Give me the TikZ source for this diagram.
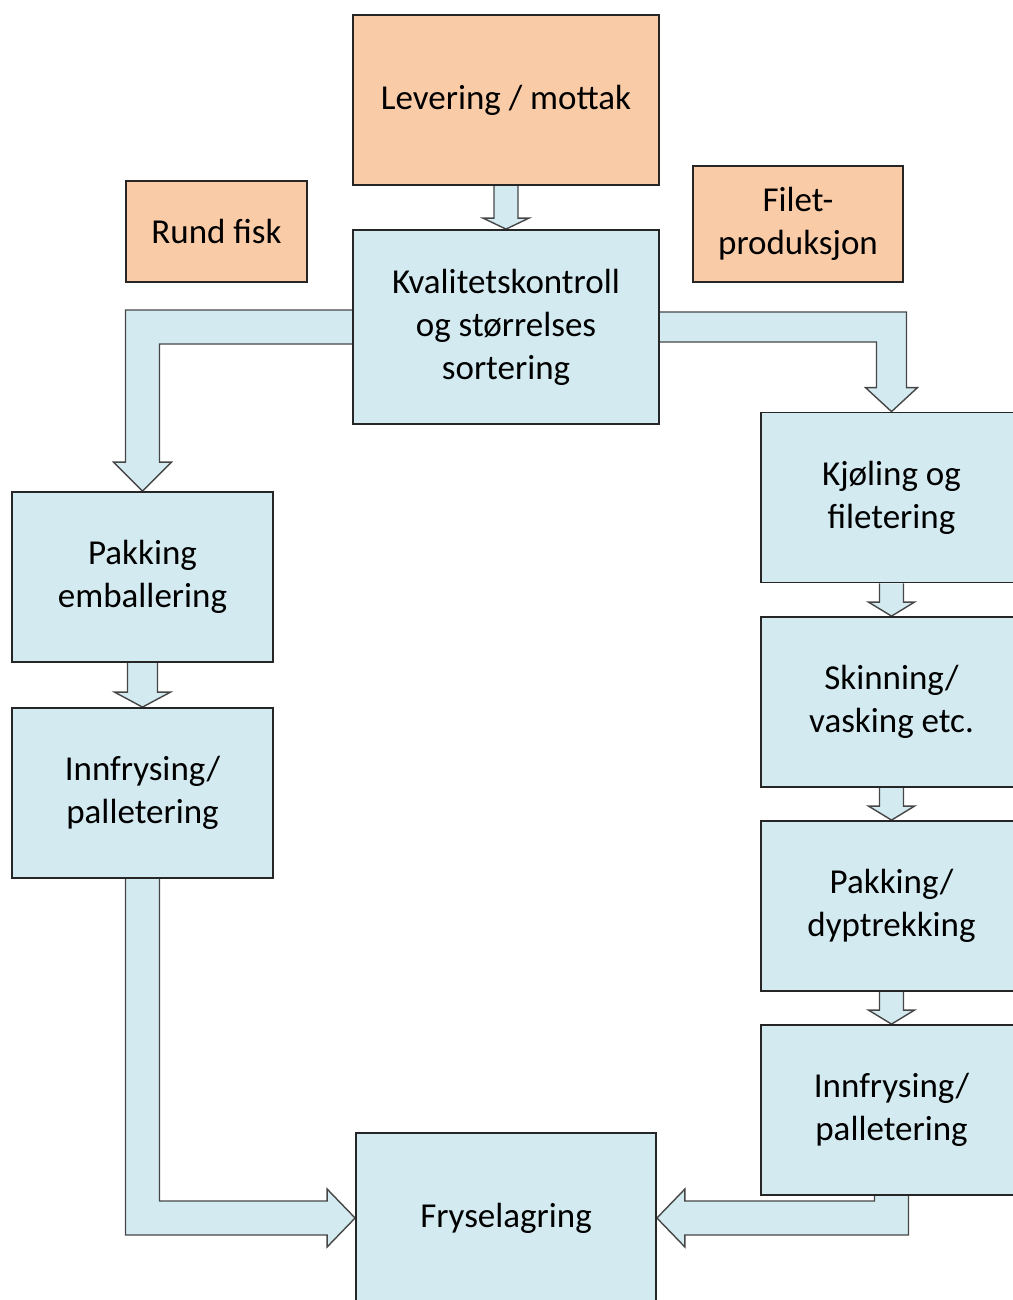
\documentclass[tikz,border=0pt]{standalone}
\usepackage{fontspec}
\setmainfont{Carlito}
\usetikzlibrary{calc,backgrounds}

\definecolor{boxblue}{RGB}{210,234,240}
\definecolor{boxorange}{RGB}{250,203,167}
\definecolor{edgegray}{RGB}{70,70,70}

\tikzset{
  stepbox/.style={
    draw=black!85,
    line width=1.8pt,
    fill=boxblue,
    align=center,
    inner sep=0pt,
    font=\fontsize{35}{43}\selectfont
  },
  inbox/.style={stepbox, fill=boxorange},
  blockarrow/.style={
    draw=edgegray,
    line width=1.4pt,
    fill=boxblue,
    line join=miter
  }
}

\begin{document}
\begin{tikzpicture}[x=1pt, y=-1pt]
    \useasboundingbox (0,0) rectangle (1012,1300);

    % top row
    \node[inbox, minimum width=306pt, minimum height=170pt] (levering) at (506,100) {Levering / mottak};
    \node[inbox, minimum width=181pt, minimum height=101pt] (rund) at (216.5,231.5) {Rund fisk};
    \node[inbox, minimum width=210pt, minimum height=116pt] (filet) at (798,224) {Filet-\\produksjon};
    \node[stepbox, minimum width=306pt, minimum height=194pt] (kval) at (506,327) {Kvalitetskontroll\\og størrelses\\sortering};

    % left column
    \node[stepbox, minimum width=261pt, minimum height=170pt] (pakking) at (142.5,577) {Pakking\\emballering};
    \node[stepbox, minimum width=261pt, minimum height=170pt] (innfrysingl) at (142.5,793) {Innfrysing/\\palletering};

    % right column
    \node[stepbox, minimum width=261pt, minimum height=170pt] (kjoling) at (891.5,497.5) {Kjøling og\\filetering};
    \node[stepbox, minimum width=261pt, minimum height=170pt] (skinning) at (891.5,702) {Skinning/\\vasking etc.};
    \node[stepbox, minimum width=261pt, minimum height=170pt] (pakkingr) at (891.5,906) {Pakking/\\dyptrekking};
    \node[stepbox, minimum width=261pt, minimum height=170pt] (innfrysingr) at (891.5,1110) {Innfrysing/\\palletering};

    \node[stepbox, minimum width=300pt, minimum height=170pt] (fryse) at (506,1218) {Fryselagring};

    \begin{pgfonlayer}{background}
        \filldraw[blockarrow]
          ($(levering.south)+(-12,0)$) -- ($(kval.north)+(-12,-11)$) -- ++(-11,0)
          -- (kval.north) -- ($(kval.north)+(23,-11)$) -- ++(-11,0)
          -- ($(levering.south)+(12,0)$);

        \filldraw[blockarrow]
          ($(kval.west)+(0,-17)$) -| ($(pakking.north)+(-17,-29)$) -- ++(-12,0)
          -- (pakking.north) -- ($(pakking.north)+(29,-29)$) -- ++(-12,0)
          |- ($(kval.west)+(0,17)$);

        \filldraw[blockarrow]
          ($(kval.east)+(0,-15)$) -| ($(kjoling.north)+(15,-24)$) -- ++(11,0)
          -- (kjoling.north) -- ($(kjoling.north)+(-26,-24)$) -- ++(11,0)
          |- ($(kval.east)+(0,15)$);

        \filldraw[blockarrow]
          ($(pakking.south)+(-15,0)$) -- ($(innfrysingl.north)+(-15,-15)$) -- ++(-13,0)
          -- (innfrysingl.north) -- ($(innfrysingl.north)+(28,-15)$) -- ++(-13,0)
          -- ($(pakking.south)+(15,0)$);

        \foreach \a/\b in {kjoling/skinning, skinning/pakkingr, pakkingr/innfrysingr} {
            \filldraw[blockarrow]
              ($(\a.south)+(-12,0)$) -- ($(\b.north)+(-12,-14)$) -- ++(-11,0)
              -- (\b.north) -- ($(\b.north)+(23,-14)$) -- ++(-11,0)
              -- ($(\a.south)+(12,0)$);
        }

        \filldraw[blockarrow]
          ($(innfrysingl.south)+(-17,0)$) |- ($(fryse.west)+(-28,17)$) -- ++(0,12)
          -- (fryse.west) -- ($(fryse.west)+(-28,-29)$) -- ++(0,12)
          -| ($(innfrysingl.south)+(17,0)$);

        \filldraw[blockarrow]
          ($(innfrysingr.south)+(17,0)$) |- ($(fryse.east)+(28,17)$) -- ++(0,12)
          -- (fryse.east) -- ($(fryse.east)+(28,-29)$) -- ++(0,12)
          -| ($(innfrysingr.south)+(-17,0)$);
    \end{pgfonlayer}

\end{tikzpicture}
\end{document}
• • • • •
Write out each line of the listing above, exactly, from its first line to the line holding "width=306pt, minimum height=194pt]", inclusive. Skip the pictures.

Task output:
Give me the TikZ source for this diagram.
\documentclass[tikz,border=0pt]{standalone}
\usepackage{fontspec}
\setmainfont{Carlito}
\usetikzlibrary{calc,backgrounds}

\definecolor{boxblue}{RGB}{210,234,240}
\definecolor{boxorange}{RGB}{250,203,167}
\definecolor{edgegray}{RGB}{70,70,70}

\tikzset{
  stepbox/.style={
    draw=black!85,
    line width=1.8pt,
    fill=boxblue,
    align=center,
    inner sep=0pt,
    font=\fontsize{35}{43}\selectfont
  },
  inbox/.style={stepbox, fill=boxorange},
  blockarrow/.style={
    draw=edgegray,
    line width=1.4pt,
    fill=boxblue,
    line join=miter
  }
}

\begin{document}
\begin{tikzpicture}[x=1pt, y=-1pt]
    \useasboundingbox (0,0) rectangle (1012,1300);

    % top row
    \node[inbox, minimum width=306pt, minimum height=170pt] (levering) at (506,100) {Levering / mottak};
    \node[inbox, minimum width=181pt, minimum height=101pt] (rund) at (216.5,231.5) {Rund fisk};
    \node[inbox, minimum width=210pt, minimum height=116pt] (filet) at (798,224) {Filet-\\produksjon};
    \node[stepbox, minimum width=306pt, minimum height=194pt] (kval) at (506,327) {Kvalitetskontroll\\og størrelses\\sortering};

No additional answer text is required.